◆ WRITTEN PROBLEM: Carry none of the pictures over; set down the material below exactly.

◆ RECORDED INFORMATION:
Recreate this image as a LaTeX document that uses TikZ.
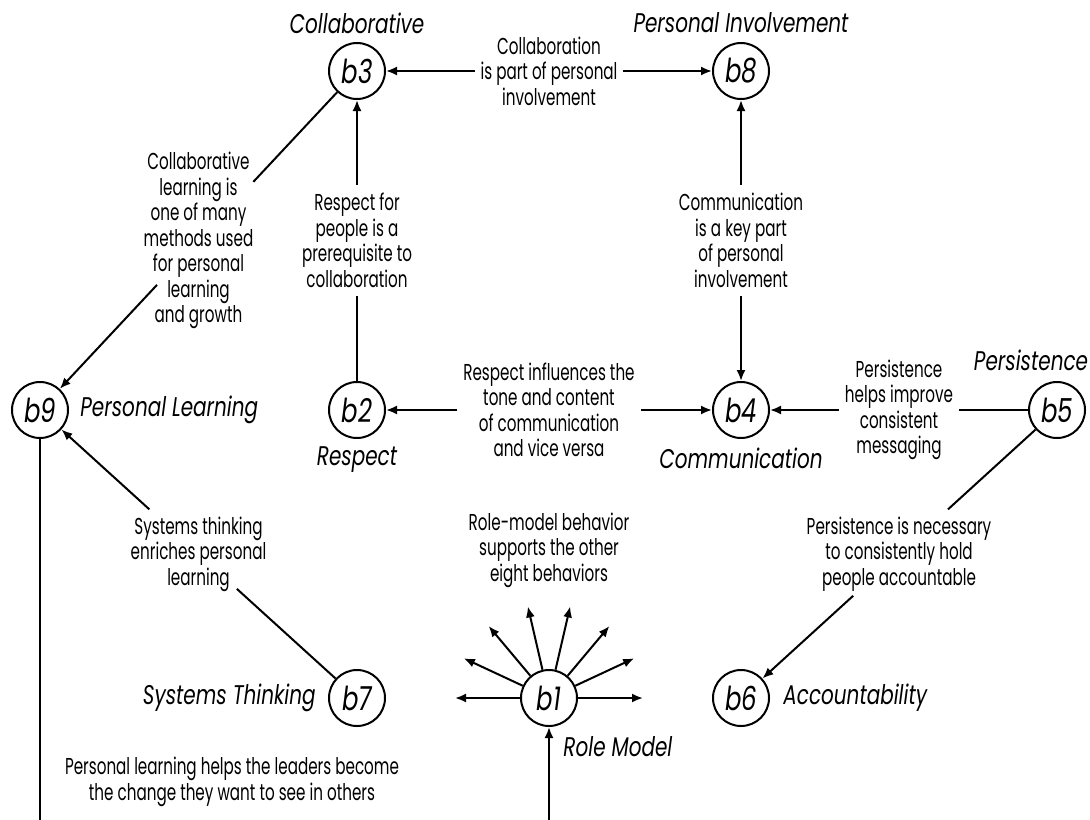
\documentclass[tikz,border=0pt]{standalone}
\usepackage{fontspec}
\setmainfont[FakeStretch=0.66]{Poppins}
\newfontfamily\namefont[FakeStretch=0.74]{Poppins}
\usetikzlibrary{arrows.meta,calc}
\begin{document}
\begin{tikzpicture}[x=0.5pt,y=-0.5pt,
  bnode/.style={circle,draw,line width=1pt,minimum size=28pt,inner sep=0pt,font=\namefont\fontsize{16.5}{18}\selectfont\itshape},
  bname/.style={font=\namefont\fontsize{13.5}{15}\selectfont\itshape,inner sep=0pt},
  lbl/.style={font=\fontsize{11.5}{12.75}\selectfont,align=center,inner sep=0pt},
  gap/.style={lbl,fill=white,inner xsep=3pt,inner ysep=4pt},
  ln/.style={line width=1pt},
  arr/.style={-{Latex[length=5.5pt,width=4.5pt]},line width=1pt},
  barr/.style={{Latex[length=5.5pt,width=4.5pt]}-{Latex[length=5.5pt,width=4.5pt]},line width=1pt}]
\useasboundingbox (0,0) rectangle (1090,819);
\clip (0,0) rectangle (1090,819);
% behaviour nodes
\node[bnode] (b3) at (357,71) {b3};
\node[bnode] (b8) at (741,71) {b8};
\node[bnode] (b9) at (40,410) {b9};
\node[bnode] (b2) at (357,410) {b2};
\node[bnode] (b4) at (741,410) {b4};
\node[bnode] (b5) at (1057,410) {b5};
\node[bnode] (b7) at (357,698) {b7};
\node[bnode] (b1) at (549,698) {b1};
\node[bnode] (b6) at (741,698) {b6};
% names
\node[bname] (n3) at (357,23) {Collaborative};
\node[bname] (n8) at (741,23) {Personal Involvement};
\node[bname,anchor=west] (n9) at (80,410) {Personal Learning};
\node[bname] (n2) at (357,460) {Respect};
\node[bname] (n4) at (741,458) {Communication};
\node[bname] (n5) at (1031,360) {Persistence};
\node[bname,anchor=east] (n7) at (316,698) {Systems Thinking};
\node[bname,anchor=west] (n6) at (783,698) {Accountability};
\node[bname,anchor=west] (n1) at (563,747) {Role Model};
% straight connectors
\draw[barr] (b3) -- (b8) node[gap,midway] (e38) {Collaboration\\is part of personal\\involvement};
\draw[arr] (b2) -- (b3) node[gap,midway] (e23) {Respect for\\people is a\\prerequisite to\\collaboration};
\draw[barr] (b4) -- (b8) node[gap,midway] (e48) {Communication\\is a key part\\of personal\\involvement};
\draw[barr] (b2) -- (b4) node[gap,midway] (e24) {Respect influences the\\tone and content\\of communication\\and vice versa};
\draw[arr] (b5) -- (b4) node[gap,midway] (e54) {Persistence\\helps improve\\consistent\\messaging};
% diagonal connectors
\coordinate (c39a) at ($(b3)!0.327!(b9)$);
\coordinate (c39b) at ($(b3)!0.631!(b9)$);
\draw[ln] (b3) -- (c39a);
\draw[arr] (c39b) -- (b9);
\node[lbl] (e39) at ($(b3)!0.5!(b9)$) {Collaborative\\learning is\\one of many\\methods used\\for personal\\learning\\and growth};
\coordinate (c79a) at ($(b7)!0.379!(b9)$);
\coordinate (c79b) at ($(b7)!0.655!(b9)$);
\draw[ln] (b7) -- (c79a);
\draw[arr] (c79b) -- (b9);
\node[lbl] (e79) at ($(b7)!0.5!(b9)$) {Systems thinking\\enriches personal\\learning};
\coordinate (c56a) at ($(b5)!0.345!(b6)$);
\coordinate (c56b) at ($(b5)!0.645!(b6)$);
\draw[ln] (b5) -- (c56a);
\draw[arr] (c56b) -- (b6);
\node[lbl] (e56) at ($(b5)!0.5!(b6)$) {Persistence is necessary\\to consistently hold\\people accountable};
% role model
\node[lbl] (rm) at (549,550) {Role-model behavior\\supports the other\\eight behaviors};
\foreach \a in {0,25,50,77,103,130,155,180}
  \draw[arr] (b1.\a) -- ($(b1.center)+(\a:47pt)$);
% personal learning to role model
\coordinate (bot) at (0,860);
\draw[arr] (b9) -- (b9 |- bot) -| (b1);
\node[lbl] (e91) at (232,782) {Personal learning helps the leaders become\\the change they want to see in others};
\end{tikzpicture}
\end{document}
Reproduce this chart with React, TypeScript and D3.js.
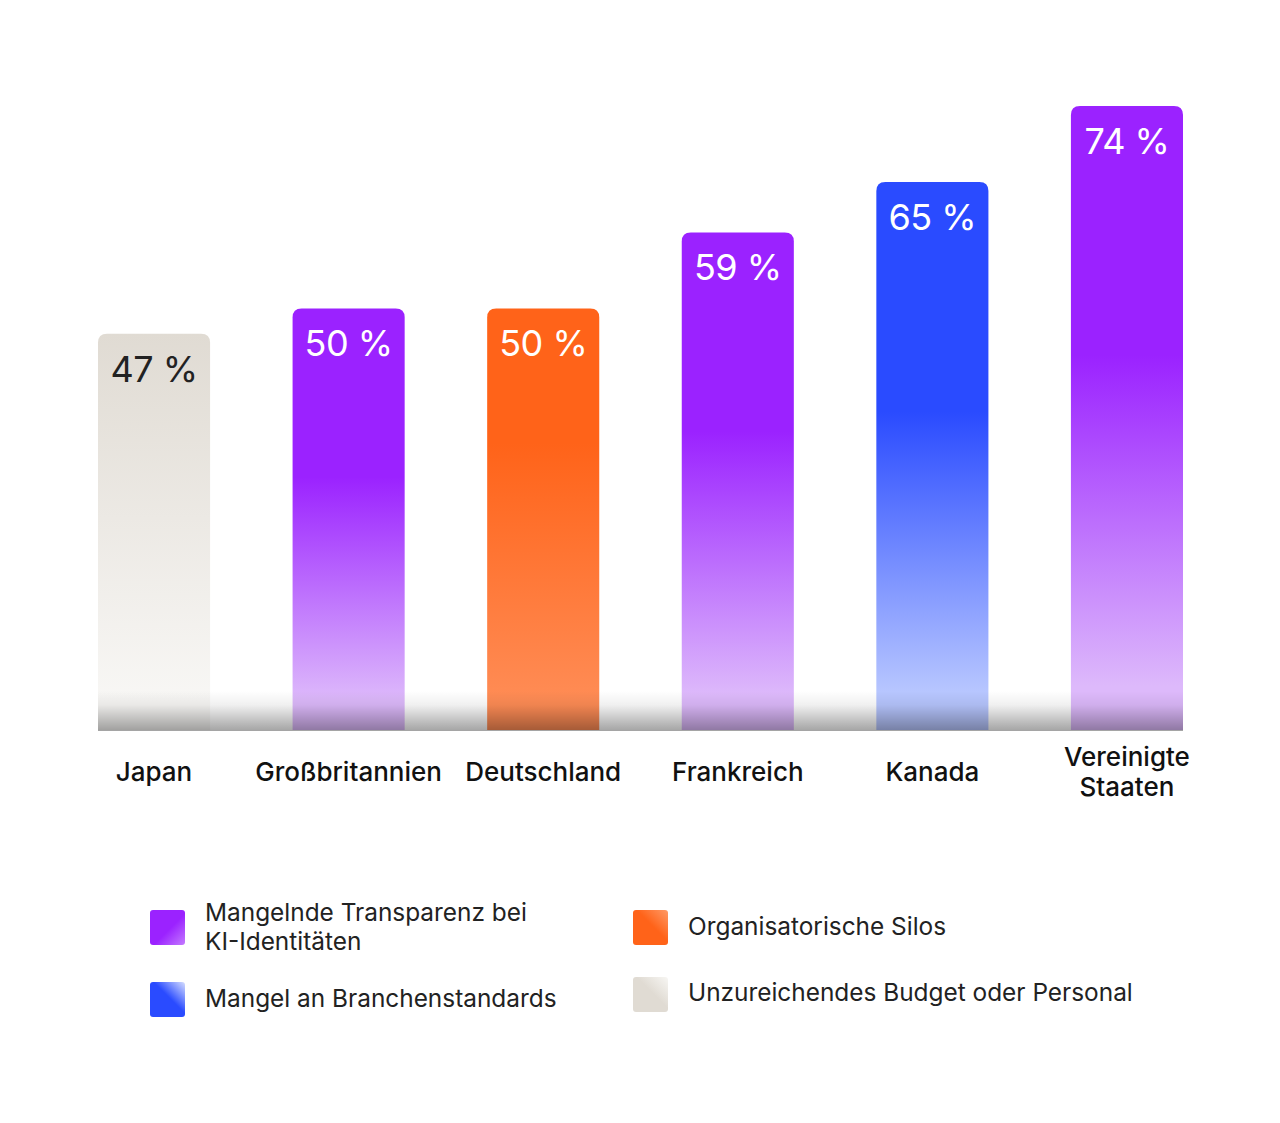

◆ COMPLETE RESPONSE:
Recreate this image as a LaTeX document that uses TikZ.
\documentclass[tikz,border=0pt]{standalone}
\usepackage{fontspec}
\setmainfont[FakeStretch=0.66]{Poppins}
\newfontfamily\namefont[FakeStretch=0.74]{Poppins}
\usetikzlibrary{arrows.meta,calc}
\begin{document}
\begin{tikzpicture}[x=0.5pt,y=-0.5pt,
  bnode/.style={circle,draw,line width=1pt,minimum size=28pt,inner sep=0pt,font=\namefont\fontsize{16.5}{18}\selectfont\itshape},
  bname/.style={font=\namefont\fontsize{13.5}{15}\selectfont\itshape,inner sep=0pt},
  lbl/.style={font=\fontsize{11.5}{12.75}\selectfont,align=center,inner sep=0pt},
  gap/.style={lbl,fill=white,inner xsep=3pt,inner ysep=4pt},
  ln/.style={line width=1pt},
  arr/.style={-{Latex[length=5.5pt,width=4.5pt]},line width=1pt},
  barr/.style={{Latex[length=5.5pt,width=4.5pt]}-{Latex[length=5.5pt,width=4.5pt]},line width=1pt}]
\useasboundingbox (0,0) rectangle (1090,819);
\clip (0,0) rectangle (1090,819);
% behaviour nodes
\node[bnode] (b3) at (357,71) {b3};
\node[bnode] (b8) at (741,71) {b8};
\node[bnode] (b9) at (40,410) {b9};
\node[bnode] (b2) at (357,410) {b2};
\node[bnode] (b4) at (741,410) {b4};
\node[bnode] (b5) at (1057,410) {b5};
\node[bnode] (b7) at (357,698) {b7};
\node[bnode] (b1) at (549,698) {b1};
\node[bnode] (b6) at (741,698) {b6};
% names
\node[bname] (n3) at (357,23) {Collaborative};
\node[bname] (n8) at (741,23) {Personal Involvement};
\node[bname,anchor=west] (n9) at (80,410) {Personal Learning};
\node[bname] (n2) at (357,460) {Respect};
\node[bname] (n4) at (741,458) {Communication};
\node[bname] (n5) at (1031,360) {Persistence};
\node[bname,anchor=east] (n7) at (316,698) {Systems Thinking};
\node[bname,anchor=west] (n6) at (783,698) {Accountability};
\node[bname,anchor=west] (n1) at (563,747) {Role Model};
% straight connectors
\draw[barr] (b3) -- (b8) node[gap,midway] (e38) {Collaboration\\is part of personal\\involvement};
\draw[arr] (b2) -- (b3) node[gap,midway] (e23) {Respect for\\people is a\\prerequisite to\\collaboration};
\draw[barr] (b4) -- (b8) node[gap,midway] (e48) {Communication\\is a key part\\of personal\\involvement};
\draw[barr] (b2) -- (b4) node[gap,midway] (e24) {Respect influences the\\tone and content\\of communication\\and vice versa};
\draw[arr] (b5) -- (b4) node[gap,midway] (e54) {Persistence\\helps improve\\consistent\\messaging};
% diagonal connectors
\coordinate (c39a) at ($(b3)!0.327!(b9)$);
\coordinate (c39b) at ($(b3)!0.631!(b9)$);
\draw[ln] (b3) -- (c39a);
\draw[arr] (c39b) -- (b9);
\node[lbl] (e39) at ($(b3)!0.5!(b9)$) {Collaborative\\learning is\\one of many\\methods used\\for personal\\learning\\and growth};
\coordinate (c79a) at ($(b7)!0.379!(b9)$);
\coordinate (c79b) at ($(b7)!0.655!(b9)$);
\draw[ln] (b7) -- (c79a);
\draw[arr] (c79b) -- (b9);
\node[lbl] (e79) at ($(b7)!0.5!(b9)$) {Systems thinking\\enriches personal\\learning};
\coordinate (c56a) at ($(b5)!0.345!(b6)$);
\coordinate (c56b) at ($(b5)!0.645!(b6)$);
\draw[ln] (b5) -- (c56a);
\draw[arr] (c56b) -- (b6);
\node[lbl] (e56) at ($(b5)!0.5!(b6)$) {Persistence is necessary\\to consistently hold\\people accountable};
% role model
\node[lbl] (rm) at (549,550) {Role-model behavior\\supports the other\\eight behaviors};
\foreach \a in {0,25,50,77,103,130,155,180}
  \draw[arr] (b1.\a) -- ($(b1.center)+(\a:47pt)$);
% personal learning to role model
\coordinate (bot) at (0,860);
\draw[arr] (b9) -- (b9 |- bot) -| (b1);
\node[lbl] (e91) at (232,782) {Personal learning helps the leaders become\\the change they want to see in others};
\end{tikzpicture}
\end{document}
Reproduce this chart with React, TypeScript and D3.js.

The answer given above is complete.